start DATA LINES

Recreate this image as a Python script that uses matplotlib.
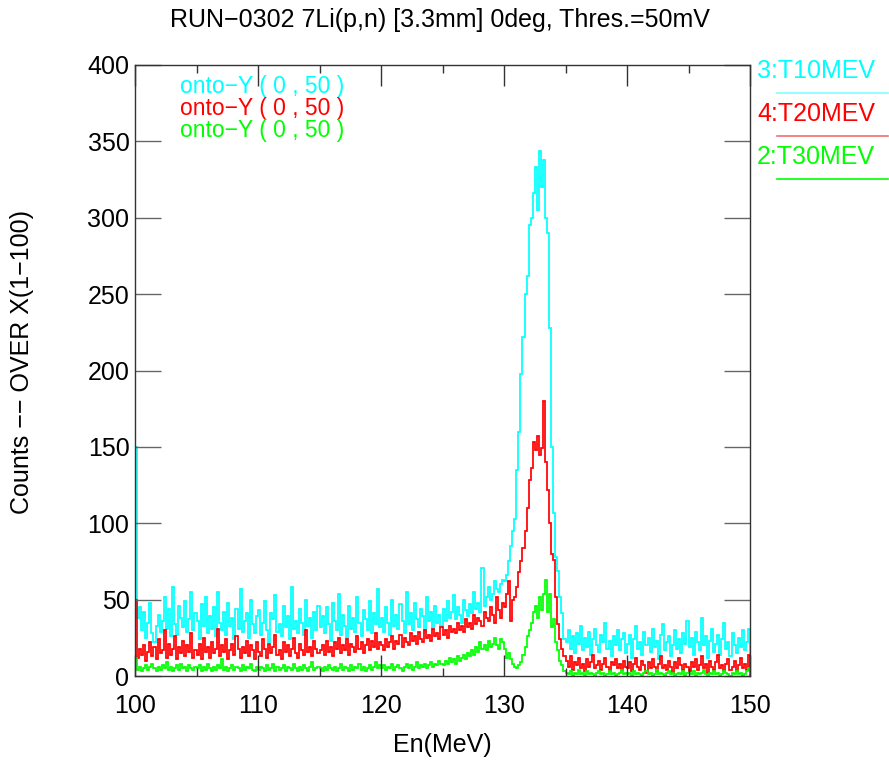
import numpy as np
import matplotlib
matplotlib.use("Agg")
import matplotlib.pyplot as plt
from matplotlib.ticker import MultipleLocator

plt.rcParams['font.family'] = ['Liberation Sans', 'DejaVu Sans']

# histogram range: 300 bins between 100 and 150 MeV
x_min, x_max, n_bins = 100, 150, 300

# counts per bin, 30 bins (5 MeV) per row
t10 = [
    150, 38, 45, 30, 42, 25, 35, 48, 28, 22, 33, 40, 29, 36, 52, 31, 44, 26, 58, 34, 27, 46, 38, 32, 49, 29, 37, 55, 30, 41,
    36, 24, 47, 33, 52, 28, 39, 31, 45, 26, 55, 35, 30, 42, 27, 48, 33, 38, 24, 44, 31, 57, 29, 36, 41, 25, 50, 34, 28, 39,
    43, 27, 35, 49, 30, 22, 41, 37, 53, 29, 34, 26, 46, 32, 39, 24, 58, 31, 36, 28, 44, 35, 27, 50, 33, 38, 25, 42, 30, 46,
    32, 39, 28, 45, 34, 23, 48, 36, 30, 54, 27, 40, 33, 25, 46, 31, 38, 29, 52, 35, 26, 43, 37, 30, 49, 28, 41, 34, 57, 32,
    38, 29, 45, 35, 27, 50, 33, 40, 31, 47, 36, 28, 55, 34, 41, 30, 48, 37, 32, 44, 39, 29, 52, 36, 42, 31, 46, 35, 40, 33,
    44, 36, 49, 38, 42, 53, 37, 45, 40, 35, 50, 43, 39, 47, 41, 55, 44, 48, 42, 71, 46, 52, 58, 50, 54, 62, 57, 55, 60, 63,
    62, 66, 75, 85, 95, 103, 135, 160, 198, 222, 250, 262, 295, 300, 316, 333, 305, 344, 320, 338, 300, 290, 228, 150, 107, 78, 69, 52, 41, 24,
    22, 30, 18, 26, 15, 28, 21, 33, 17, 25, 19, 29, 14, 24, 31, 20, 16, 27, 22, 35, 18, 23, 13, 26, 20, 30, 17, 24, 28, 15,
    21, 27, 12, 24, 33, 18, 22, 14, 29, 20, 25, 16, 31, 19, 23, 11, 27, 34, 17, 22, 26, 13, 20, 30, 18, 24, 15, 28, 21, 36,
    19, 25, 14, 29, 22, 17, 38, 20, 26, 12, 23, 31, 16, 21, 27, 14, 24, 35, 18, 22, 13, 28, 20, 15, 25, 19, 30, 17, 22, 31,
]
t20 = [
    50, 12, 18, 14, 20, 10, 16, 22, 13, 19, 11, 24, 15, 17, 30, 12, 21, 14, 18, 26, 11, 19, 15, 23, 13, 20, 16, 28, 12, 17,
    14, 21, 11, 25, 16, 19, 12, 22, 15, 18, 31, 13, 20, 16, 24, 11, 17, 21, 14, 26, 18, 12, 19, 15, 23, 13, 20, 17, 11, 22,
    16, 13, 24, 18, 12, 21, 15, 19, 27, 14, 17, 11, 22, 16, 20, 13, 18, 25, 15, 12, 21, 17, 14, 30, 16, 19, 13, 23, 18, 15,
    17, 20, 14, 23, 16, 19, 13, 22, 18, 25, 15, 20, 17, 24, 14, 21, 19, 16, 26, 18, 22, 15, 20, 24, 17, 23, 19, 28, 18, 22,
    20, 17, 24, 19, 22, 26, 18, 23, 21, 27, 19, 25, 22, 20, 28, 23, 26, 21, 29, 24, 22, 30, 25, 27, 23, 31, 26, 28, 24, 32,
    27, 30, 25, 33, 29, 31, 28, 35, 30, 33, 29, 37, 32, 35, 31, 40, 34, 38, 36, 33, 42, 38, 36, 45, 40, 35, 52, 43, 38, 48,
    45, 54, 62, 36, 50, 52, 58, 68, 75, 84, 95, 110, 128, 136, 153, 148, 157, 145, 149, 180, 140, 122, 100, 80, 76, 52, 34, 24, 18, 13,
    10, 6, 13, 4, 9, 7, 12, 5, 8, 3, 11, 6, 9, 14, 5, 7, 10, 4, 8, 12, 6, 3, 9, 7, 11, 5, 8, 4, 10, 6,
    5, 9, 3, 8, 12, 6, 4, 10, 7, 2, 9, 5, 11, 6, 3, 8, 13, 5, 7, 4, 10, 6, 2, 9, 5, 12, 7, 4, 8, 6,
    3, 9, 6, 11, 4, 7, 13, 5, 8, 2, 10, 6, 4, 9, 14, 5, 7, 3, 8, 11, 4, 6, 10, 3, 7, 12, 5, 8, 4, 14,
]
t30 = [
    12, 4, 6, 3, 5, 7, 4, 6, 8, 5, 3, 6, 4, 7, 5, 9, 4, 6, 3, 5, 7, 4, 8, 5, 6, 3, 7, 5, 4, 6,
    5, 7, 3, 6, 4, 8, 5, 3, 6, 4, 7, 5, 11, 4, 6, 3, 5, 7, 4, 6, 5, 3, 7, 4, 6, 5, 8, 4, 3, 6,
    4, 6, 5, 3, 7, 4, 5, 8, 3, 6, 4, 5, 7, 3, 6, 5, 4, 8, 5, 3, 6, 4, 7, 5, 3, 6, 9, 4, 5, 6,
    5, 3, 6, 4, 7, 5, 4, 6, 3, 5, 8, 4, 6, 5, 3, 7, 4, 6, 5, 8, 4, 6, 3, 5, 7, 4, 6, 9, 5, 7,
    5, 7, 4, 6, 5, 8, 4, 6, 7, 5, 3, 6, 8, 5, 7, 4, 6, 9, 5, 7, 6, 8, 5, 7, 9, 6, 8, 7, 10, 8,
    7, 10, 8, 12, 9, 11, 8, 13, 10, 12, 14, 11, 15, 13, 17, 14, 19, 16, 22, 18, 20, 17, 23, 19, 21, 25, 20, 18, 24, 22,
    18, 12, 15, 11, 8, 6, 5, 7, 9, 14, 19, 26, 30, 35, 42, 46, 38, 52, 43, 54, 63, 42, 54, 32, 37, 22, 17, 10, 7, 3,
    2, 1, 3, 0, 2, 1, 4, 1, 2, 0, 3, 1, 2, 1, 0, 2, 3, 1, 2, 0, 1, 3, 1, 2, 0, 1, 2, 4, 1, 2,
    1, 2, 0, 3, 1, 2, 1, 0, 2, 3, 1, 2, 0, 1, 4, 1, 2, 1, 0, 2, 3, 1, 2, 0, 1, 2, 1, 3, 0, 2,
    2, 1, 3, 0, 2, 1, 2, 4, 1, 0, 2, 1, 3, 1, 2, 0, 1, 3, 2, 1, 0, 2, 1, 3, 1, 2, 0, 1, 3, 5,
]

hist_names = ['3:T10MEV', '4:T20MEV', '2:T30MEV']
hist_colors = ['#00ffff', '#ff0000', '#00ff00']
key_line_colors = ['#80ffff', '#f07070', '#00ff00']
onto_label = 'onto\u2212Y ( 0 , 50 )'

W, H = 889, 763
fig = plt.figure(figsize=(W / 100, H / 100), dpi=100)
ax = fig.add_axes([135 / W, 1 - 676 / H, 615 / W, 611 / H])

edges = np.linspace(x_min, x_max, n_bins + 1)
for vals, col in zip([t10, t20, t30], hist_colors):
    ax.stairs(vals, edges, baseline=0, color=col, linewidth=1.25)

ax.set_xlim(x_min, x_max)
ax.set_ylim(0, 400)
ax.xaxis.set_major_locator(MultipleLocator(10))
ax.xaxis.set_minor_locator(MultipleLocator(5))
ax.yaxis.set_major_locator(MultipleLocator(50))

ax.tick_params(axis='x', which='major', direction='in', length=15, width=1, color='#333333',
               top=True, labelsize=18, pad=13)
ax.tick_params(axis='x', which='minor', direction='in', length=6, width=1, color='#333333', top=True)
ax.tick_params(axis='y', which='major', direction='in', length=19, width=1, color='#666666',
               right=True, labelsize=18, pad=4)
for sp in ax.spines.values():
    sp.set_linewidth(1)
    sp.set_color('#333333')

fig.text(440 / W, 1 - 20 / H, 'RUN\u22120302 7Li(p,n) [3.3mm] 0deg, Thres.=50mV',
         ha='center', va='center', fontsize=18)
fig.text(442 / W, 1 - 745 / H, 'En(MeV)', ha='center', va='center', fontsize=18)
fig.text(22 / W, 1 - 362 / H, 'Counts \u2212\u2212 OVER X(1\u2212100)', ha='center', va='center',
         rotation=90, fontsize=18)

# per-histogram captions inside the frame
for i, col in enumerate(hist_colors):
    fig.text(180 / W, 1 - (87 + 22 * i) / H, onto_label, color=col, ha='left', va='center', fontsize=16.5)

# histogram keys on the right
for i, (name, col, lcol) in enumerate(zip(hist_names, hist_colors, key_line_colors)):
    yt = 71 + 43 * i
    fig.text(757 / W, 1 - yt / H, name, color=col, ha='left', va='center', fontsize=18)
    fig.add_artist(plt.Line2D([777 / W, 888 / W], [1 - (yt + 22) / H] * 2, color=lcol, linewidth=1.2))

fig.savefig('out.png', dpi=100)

end DATA LINES

• _EXERCISE TASK_:
Reproduce the data above word for word from its first line through the line that holds "plt.rcParams['font.family'] = ['Liberation", both ends included; skip pictures.

• _RESPONSE TO THIS EXERCISE_:
Recreate this image as a Python script that uses matplotlib.
import numpy as np
import matplotlib
matplotlib.use("Agg")
import matplotlib.pyplot as plt
from matplotlib.ticker import MultipleLocator

plt.rcParams['font.family'] = ['Liberation Sans', 'DejaVu Sans']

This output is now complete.